O sea, un solo régimen posible dentro de un Estado de derecho universalmente aceptado. Algo que, más allá del momentáneo tropiezo constitucional de la UE, se va realizando mediante un proceso político constituyente que camina hacia una suerte de partido único democrático y consensuado. No se trata de que un régimen imponga un único partido, sino de que en un esquema de pluralidad política formal, a la hora de la verdad los representantes democráticamente elegidos confluyan por “razón de Estado” en un mismo gobierno. El ejemplo más reciente es Alemania, con la gran coalición entre socialdemócratas y liberales, cuando ambos concurrieron a las elecciones con programas no sólo distintos sino en muchos casos opuestos.

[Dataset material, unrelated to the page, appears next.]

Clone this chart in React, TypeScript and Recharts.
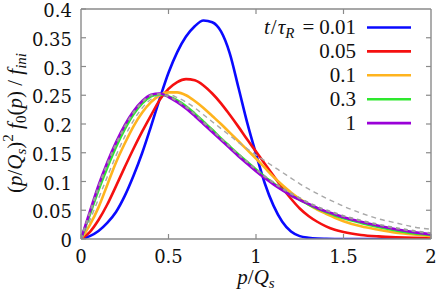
import React from 'react';
import { LineChart, Line, XAxis, YAxis, Legend } from 'recharts';

// p/Qs sample points
const pGrid = [
  0, 0.05, 0.1, 0.15, 0.2, 0.25, 0.3, 0.35, 0.4, 0.45, 0.5, 0.55, 0.6, 0.65, 0.7, 0.75,
  0.8, 0.85, 0.9, 0.95, 1, 1.05, 1.1, 1.15, 1.2, 1.25, 1.3, 1.35, 1.4, 1.45, 1.5,
  1.6, 1.7, 1.8, 1.9, 2,
];

// (p/Qs)^2 f0(p) / f_ini for each t/tauR
const t001 = [
  0, 0.005, 0.014, 0.028, 0.047, 0.075, 0.11, 0.15, 0.196, 0.244, 0.289, 0.325, 0.352, 0.37, 0.38, 0.377,
  0.361, 0.323, 0.263, 0.202, 0.148, 0.097, 0.058, 0.03, 0.013, 0.005, 0.002, 0.0006, 0.0002, 0, 0,
  0, 0, 0, 0, 0,
];
const t005 = [
  0, 0.012, 0.033, 0.06, 0.092, 0.125, 0.157, 0.187, 0.215, 0.242, 0.261, 0.273, 0.278, 0.276, 0.267, 0.253,
  0.236, 0.216, 0.195, 0.173, 0.152, 0.131, 0.11, 0.089, 0.07, 0.053, 0.04, 0.03, 0.022, 0.016, 0.012,
  0.007, 0.0045, 0.003, 0.002, 0.0015,
];
const t01 = [
  0, 0.024, 0.055, 0.094, 0.133, 0.166, 0.196, 0.22, 0.238, 0.25, 0.255, 0.255, 0.25, 0.24, 0.228, 0.214,
  0.2, 0.185, 0.17, 0.155, 0.14, 0.124, 0.108, 0.094, 0.081, 0.07, 0.06, 0.051, 0.044, 0.037, 0.031,
  0.022, 0.016, 0.011, 0.008, 0.005,
];
const t03 = [
  0, 0.042, 0.085, 0.124, 0.16, 0.191, 0.217, 0.236, 0.248, 0.252, 0.248, 0.241, 0.231, 0.218, 0.204, 0.19,
  0.175, 0.161, 0.147, 0.134, 0.121, 0.108, 0.097, 0.086, 0.076, 0.068, 0.06, 0.053, 0.047, 0.041, 0.036,
  0.028, 0.021, 0.015, 0.01, 0.007,
];
const t1 = [
  0, 0.047, 0.093, 0.133, 0.168, 0.198, 0.222, 0.24, 0.251, 0.253, 0.247, 0.238, 0.227, 0.214, 0.2, 0.186,
  0.172, 0.158, 0.144, 0.131, 0.118, 0.106, 0.095, 0.085, 0.076, 0.068, 0.061, 0.054, 0.048, 0.043, 0.038,
  0.03, 0.023, 0.017, 0.012, 0.008,
];
// grey dashed reference curves
const refA = [
  0, 0.045, 0.09, 0.13, 0.165, 0.195, 0.22, 0.238, 0.25, 0.252, 0.248, 0.24, 0.23, 0.217, 0.203, 0.189,
  0.175, 0.161, 0.147, 0.134, 0.121, 0.109, 0.098, 0.088, 0.079, 0.071, 0.063, 0.056, 0.05, 0.045, 0.04,
  0.032, 0.025, 0.019, 0.014, 0.01,
];
const refB = [
  0, 0.032, 0.07, 0.108, 0.145, 0.178, 0.206, 0.228, 0.243, 0.25, 0.251, 0.246, 0.238, 0.228, 0.216, 0.204,
  0.192, 0.18, 0.168, 0.157, 0.146, 0.136, 0.126, 0.116, 0.106, 0.096, 0.087, 0.079, 0.071, 0.064, 0.057,
  0.045, 0.035, 0.028, 0.021, 0.017,
];

const xTicks = [0, 0.5, 1, 1.5, 2];
const yTicks = [0, 0.05, 0.1, 0.15, 0.2, 0.25, 0.3, 0.35, 0.4];
const topTicks = [0.5, 1, 1.5];
const rightTicks = [0.05, 0.1, 0.15, 0.2, 0.25, 0.3, 0.35];
const legendLabels = ['0.01', '0.05', '0.1', '0.3', '1'];
const colors = ['#0a0aff', '#f51010', '#ffb41e', '#2ee82e', '#9a00d8'];

const data = pGrid.map((p, i) => ({
  p,
  t001: t001[i],
  t005: t005[i],
  t01: t01[i],
  t03: t03[i],
  t1: t1[i],
  refA: refA[i],
  refB: refB[i],
}));

const tickTxt = { fontFamily: 'DejaVu Serif', fontSize: 18, fill: '#111' };
const txt = { fontFamily: 'Liberation Serif, serif', fontSize: 21, fill: '#111' };
const AXIS = '#8a8a8a';
const TICK_LEN = 5;

const BottomTick = (props: any) => {
  const { x, y, payload } = props;
  return (
    <g>
      <line x1={x} y1={y} x2={x} y2={y - TICK_LEN} stroke={AXIS} strokeWidth={1.2} />
      <text x={x} y={y + 24} textAnchor="middle" style={tickTxt}>
        {payload.value}
      </text>
    </g>
  );
};

const LeftTick = (props: any) => {
  const { x, y, payload } = props;
  return (
    <g>
      <line x1={x} y1={y} x2={x + TICK_LEN} y2={y} stroke={AXIS} strokeWidth={1.2} />
      <text x={x - 9} y={y + 8} textAnchor="end" style={tickTxt}>
        {payload.value}
      </text>
    </g>
  );
};

const TopTick = (props: any) => {
  const { x, y } = props;
  return <line x1={x} y1={y} x2={x} y2={y + TICK_LEN} stroke={AXIS} strokeWidth={1.2} />;
};

const RightTick = (props: any) => {
  const { x, y } = props;
  return <line x1={x} y1={y} x2={x - TICK_LEN} y2={y} stroke={AXIS} strokeWidth={1.2} />;
};

const YTitle = () => (
  <text transform="translate(22,123) rotate(-90)" textAnchor="middle" style={txt}>
    <tspan>(</tspan>
    <tspan fontStyle="italic">p</tspan>
    <tspan>/</tspan>
    <tspan fontStyle="italic">Q</tspan>
    <tspan fontStyle="italic" fontSize={15} dy={4}>s</tspan>
    <tspan dy={-4}>)</tspan>
    <tspan fontSize={15} dy={-9}>2</tspan>
    <tspan dy={9}> </tspan>
    <tspan fontStyle="italic">f</tspan>
    <tspan fontSize={15} dy={4}>0</tspan>
    <tspan dy={-4}>(</tspan>
    <tspan fontStyle="italic">p</tspan>
    <tspan>) / </tspan>
    <tspan fontStyle="italic">f</tspan>
    <tspan fontStyle="italic" fontSize={15} dy={4}>ini</tspan>
  </text>
);

const XTitle = () => (
  <text x={256} y={284} textAnchor="middle" style={txt}>
    <tspan fontStyle="italic">p</tspan>
    <tspan>/</tspan>
    <tspan fontStyle="italic">Q</tspan>
    <tspan fontStyle="italic" fontSize={15} dy={4}>s</tspan>
  </text>
);

const LegendBox = () => (
  <svg width={436} height={150} style={{ display: 'block' }}>
    {legendLabels.map((lab, i) => {
      const base = 34 + i * 23.9;
      return (
        <g key={lab}>
          <text x={356} y={base} textAnchor="end" style={txt}>
            {i === 0 && (
              <>
                <tspan fontStyle="italic">t</tspan>
                <tspan dx={1}>/</tspan>
                <tspan fontStyle="italic" dx={1}>τ</tspan>
                <tspan fontStyle="italic" fontSize={15} dy={4}>R</tspan>
                <tspan dy={-4} dx={8}>=</tspan>
              </>
            )}
            <tspan dx={i === 0 ? 5 : 0}>{lab}</tspan>
          </text>
          <line x1={367} y1={base - 6.5} x2={411} y2={base - 6.5} stroke={colors[i]} strokeWidth={2.6} />
        </g>
      );
    })}
  </svg>
);

export default function App() {
  return (
    <div style={{ position: 'absolute', left: 0, top: 0, background: '#fff' }}>
      <LineChart width={436} height={293} data={data} margin={{ top: 8, right: 4, bottom: 53, left: 80 }}>
        <XAxis
          dataKey="p"
          type="number"
          domain={[0, 2]}
          allowDataOverflow
          ticks={xTicks}
          interval={0}
          height={1}
          tickSize={0}
          tickMargin={0}
          tickLine={false}
          axisLine={{ stroke: AXIS, strokeWidth: 1.4 }}
          tick={<BottomTick />}
          label={<XTitle />}
        />
        <XAxis
          xAxisId="top"
          dataKey="p"
          orientation="top"
          type="number"
          domain={[0, 2]}
          allowDataOverflow
          ticks={topTicks}
          interval={0}
          height={1}
          tickSize={0}
          tickMargin={0}
          tickLine={false}
          axisLine={{ stroke: AXIS, strokeWidth: 1.4 }}
          tick={<TopTick />}
        />
        <YAxis
          type="number"
          domain={[0, 0.4]}
          allowDataOverflow
          ticks={yTicks}
          interval={0}
          width={1}
          tickSize={0}
          tickMargin={0}
          tickLine={false}
          axisLine={{ stroke: AXIS, strokeWidth: 1.4 }}
          tick={<LeftTick />}
          label={<YTitle />}
        />
        <YAxis
          yAxisId="right"
          orientation="right"
          type="number"
          domain={[0, 0.4]}
          allowDataOverflow
          ticks={rightTicks}
          interval={0}
          width={1}
          tickSize={0}
          tickMargin={0}
          tickLine={false}
          axisLine={{ stroke: AXIS, strokeWidth: 1.4 }}
          tick={<RightTick />}
        />
        <Legend
          layout="horizontal"
          align="center"
          verticalAlign="middle"
          wrapperStyle={{ left: 0, top: 0, width: 436, height: 150, pointerEvents: 'none' }}
          content={<LegendBox />}
        />
        <Line dataKey="t001" type="monotone" stroke={colors[0]} strokeWidth={2.6} dot={false} activeDot={false} isAnimationActive={false} />
        <Line dataKey="t005" type="monotone" stroke={colors[1]} strokeWidth={2.6} dot={false} activeDot={false} isAnimationActive={false} />
        <Line dataKey="t01" type="monotone" stroke={colors[2]} strokeWidth={2.6} dot={false} activeDot={false} isAnimationActive={false} />
        <Line dataKey="refB" type="monotone" stroke="#a8a8a8" strokeWidth={1.4} strokeDasharray="5 4" dot={false} activeDot={false} isAnimationActive={false} />
        <Line dataKey="t03" type="monotone" stroke={colors[3]} strokeWidth={2.6} dot={false} activeDot={false} isAnimationActive={false} />
        <Line dataKey="t1" type="monotone" stroke={colors[4]} strokeWidth={2.6} dot={false} activeDot={false} isAnimationActive={false} />
        <Line dataKey="refA" type="monotone" stroke="#9a9a9a" strokeWidth={2.2} strokeDasharray="4 4" dot={false} activeDot={false} isAnimationActive={false} />
      </LineChart>
    </div>
  );
}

Y en el caso de España, la cosa no es muy diferente. Sólo hay que buscar una “razón de Estado” ad hoc. ¿El Estatut ? Hasta hay ya destacados catedráticos que teorizan en esa dirección, que no supone sino una nueva edición de viejas prédicas del poder, como el crepúsculo de la ideologías y el fin de la historia. Sin ir más lejos, el 29 de octubre, en el diario El País el profesor Manuel Ramírez, ante el peligro de que al socaire del Estatut se abriera una segunda transición que revisara la Constitución de 1978 decía : “Mejorar nuestra democracia es enseñar a los grandes partidos a delimitar unos temas fundamentales del Estado que requieren, por esencia y por su duración en el tiempo, del acuerdo insoslayable de dichos grandes : la defensa nacional, la política que afecte a la organización nacional del Estado (sí, comenzando por los Estatutos de autonomía), la justicia, la enseñanza, la enseñanza, la Universidad, la sanidad, etcétera” (sic). ¿Queda algo para el pluralismo político al margen de ese consenso entre “grandes” que el inolvidable escritor valenciano Joan Fuster llamaba pasteleo ?

Se habla mucho de constitución y cada vez menos de democracia. Seguramente porque cuando asistimos a los funerales de la socialdemocracia como último paliativo frente al capitalismo salvaje la orgía de legalidad está anunciando al mismo tiempo el declive de la legitimidad.